Copy out the whole listing exactly as written, leaving the pictures behind.

---- RAW DATA

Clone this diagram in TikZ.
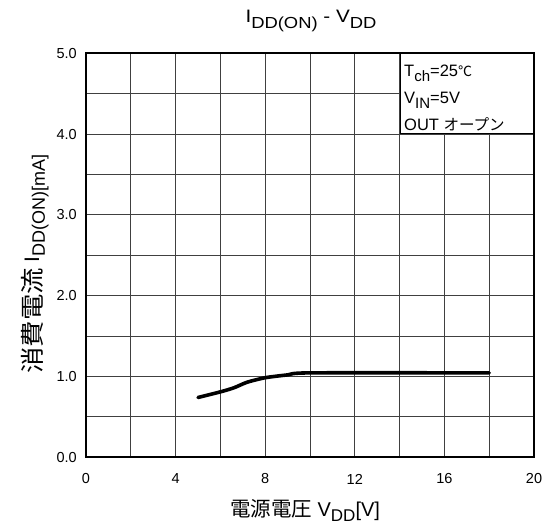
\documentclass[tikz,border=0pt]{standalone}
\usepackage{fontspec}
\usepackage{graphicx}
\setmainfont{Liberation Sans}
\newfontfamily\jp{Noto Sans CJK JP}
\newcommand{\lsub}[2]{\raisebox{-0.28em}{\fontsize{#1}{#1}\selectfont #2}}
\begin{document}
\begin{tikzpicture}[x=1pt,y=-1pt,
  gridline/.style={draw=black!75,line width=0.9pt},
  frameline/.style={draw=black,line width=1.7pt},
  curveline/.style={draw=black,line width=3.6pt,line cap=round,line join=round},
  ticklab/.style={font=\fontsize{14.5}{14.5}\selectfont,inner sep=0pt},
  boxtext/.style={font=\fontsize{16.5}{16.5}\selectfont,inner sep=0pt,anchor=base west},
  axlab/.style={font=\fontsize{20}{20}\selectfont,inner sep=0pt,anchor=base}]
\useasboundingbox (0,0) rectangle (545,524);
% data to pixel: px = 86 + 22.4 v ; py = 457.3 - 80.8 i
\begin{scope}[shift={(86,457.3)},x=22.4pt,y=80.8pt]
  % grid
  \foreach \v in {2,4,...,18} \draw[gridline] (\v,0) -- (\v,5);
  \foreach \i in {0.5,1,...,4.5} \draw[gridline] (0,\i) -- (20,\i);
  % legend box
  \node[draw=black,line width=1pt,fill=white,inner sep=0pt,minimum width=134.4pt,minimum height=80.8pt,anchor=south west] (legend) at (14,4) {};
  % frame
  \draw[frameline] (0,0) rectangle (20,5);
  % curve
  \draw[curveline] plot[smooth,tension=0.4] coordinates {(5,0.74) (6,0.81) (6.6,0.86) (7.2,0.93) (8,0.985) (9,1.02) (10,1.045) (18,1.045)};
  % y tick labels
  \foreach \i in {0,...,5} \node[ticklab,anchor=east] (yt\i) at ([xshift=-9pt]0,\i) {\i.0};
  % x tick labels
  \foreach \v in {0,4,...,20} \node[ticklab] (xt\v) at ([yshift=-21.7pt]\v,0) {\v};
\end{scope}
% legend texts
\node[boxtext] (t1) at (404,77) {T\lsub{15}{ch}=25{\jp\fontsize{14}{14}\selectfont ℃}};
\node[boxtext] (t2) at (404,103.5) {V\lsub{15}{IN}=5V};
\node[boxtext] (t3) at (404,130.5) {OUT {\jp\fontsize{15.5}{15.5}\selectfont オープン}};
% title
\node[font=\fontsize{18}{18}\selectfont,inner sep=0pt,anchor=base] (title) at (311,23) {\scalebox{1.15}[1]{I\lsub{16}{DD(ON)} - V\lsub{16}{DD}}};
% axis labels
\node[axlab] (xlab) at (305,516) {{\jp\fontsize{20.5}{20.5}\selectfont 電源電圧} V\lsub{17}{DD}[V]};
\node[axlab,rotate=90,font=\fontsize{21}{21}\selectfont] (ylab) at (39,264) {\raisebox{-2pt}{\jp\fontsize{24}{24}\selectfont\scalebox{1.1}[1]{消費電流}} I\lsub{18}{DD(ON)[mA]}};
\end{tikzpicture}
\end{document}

--------

▸ **FINISHED ANSWER**:
Clone this diagram in TikZ.
\documentclass[tikz,border=0pt]{standalone}
\usepackage{fontspec}
\usepackage{graphicx}
\setmainfont{Liberation Sans}
\newfontfamily\jp{Noto Sans CJK JP}
\newcommand{\lsub}[2]{\raisebox{-0.28em}{\fontsize{#1}{#1}\selectfont #2}}
\begin{document}
\begin{tikzpicture}[x=1pt,y=-1pt,
  gridline/.style={draw=black!75,line width=0.9pt},
  frameline/.style={draw=black,line width=1.7pt},
  curveline/.style={draw=black,line width=3.6pt,line cap=round,line join=round},
  ticklab/.style={font=\fontsize{14.5}{14.5}\selectfont,inner sep=0pt},
  boxtext/.style={font=\fontsize{16.5}{16.5}\selectfont,inner sep=0pt,anchor=base west},
  axlab/.style={font=\fontsize{20}{20}\selectfont,inner sep=0pt,anchor=base}]
\useasboundingbox (0,0) rectangle (545,524);
% data to pixel: px = 86 + 22.4 v ; py = 457.3 - 80.8 i
\begin{scope}[shift={(86,457.3)},x=22.4pt,y=80.8pt]
  % grid
  \foreach \v in {2,4,...,18} \draw[gridline] (\v,0) -- (\v,5);
  \foreach \i in {0.5,1,...,4.5} \draw[gridline] (0,\i) -- (20,\i);
  % legend box
  \node[draw=black,line width=1pt,fill=white,inner sep=0pt,minimum width=134.4pt,minimum height=80.8pt,anchor=south west] (legend) at (14,4) {};
  % frame
  \draw[frameline] (0,0) rectangle (20,5);
  % curve
  \draw[curveline] plot[smooth,tension=0.4] coordinates {(5,0.74) (6,0.81) (6.6,0.86) (7.2,0.93) (8,0.985) (9,1.02) (10,1.045) (18,1.045)};
  % y tick labels
  \foreach \i in {0,...,5} \node[ticklab,anchor=east] (yt\i) at ([xshift=-9pt]0,\i) {\i.0};
  % x tick labels
  \foreach \v in {0,4,...,20} \node[ticklab] (xt\v) at ([yshift=-21.7pt]\v,0) {\v};
\end{scope}
% legend texts
\node[boxtext] (t1) at (404,77) {T\lsub{15}{ch}=25{\jp\fontsize{14}{14}\selectfont ℃}};
\node[boxtext] (t2) at (404,103.5) {V\lsub{15}{IN}=5V};
\node[boxtext] (t3) at (404,130.5) {OUT {\jp\fontsize{15.5}{15.5}\selectfont オープン}};
% title
\node[font=\fontsize{18}{18}\selectfont,inner sep=0pt,anchor=base] (title) at (311,23) {\scalebox{1.15}[1]{I\lsub{16}{DD(ON)} - V\lsub{16}{DD}}};
% axis labels
\node[axlab] (xlab) at (305,516) {{\jp\fontsize{20.5}{20.5}\selectfont 電源電圧} V\lsub{17}{DD}[V]};
\node[axlab,rotate=90,font=\fontsize{21}{21}\selectfont] (ylab) at (39,264) {\raisebox{-2pt}{\jp\fontsize{24}{24}\selectfont\scalebox{1.1}[1]{消費電流}} I\lsub{18}{DD(ON)[mA]}};
\end{tikzpicture}
\end{document}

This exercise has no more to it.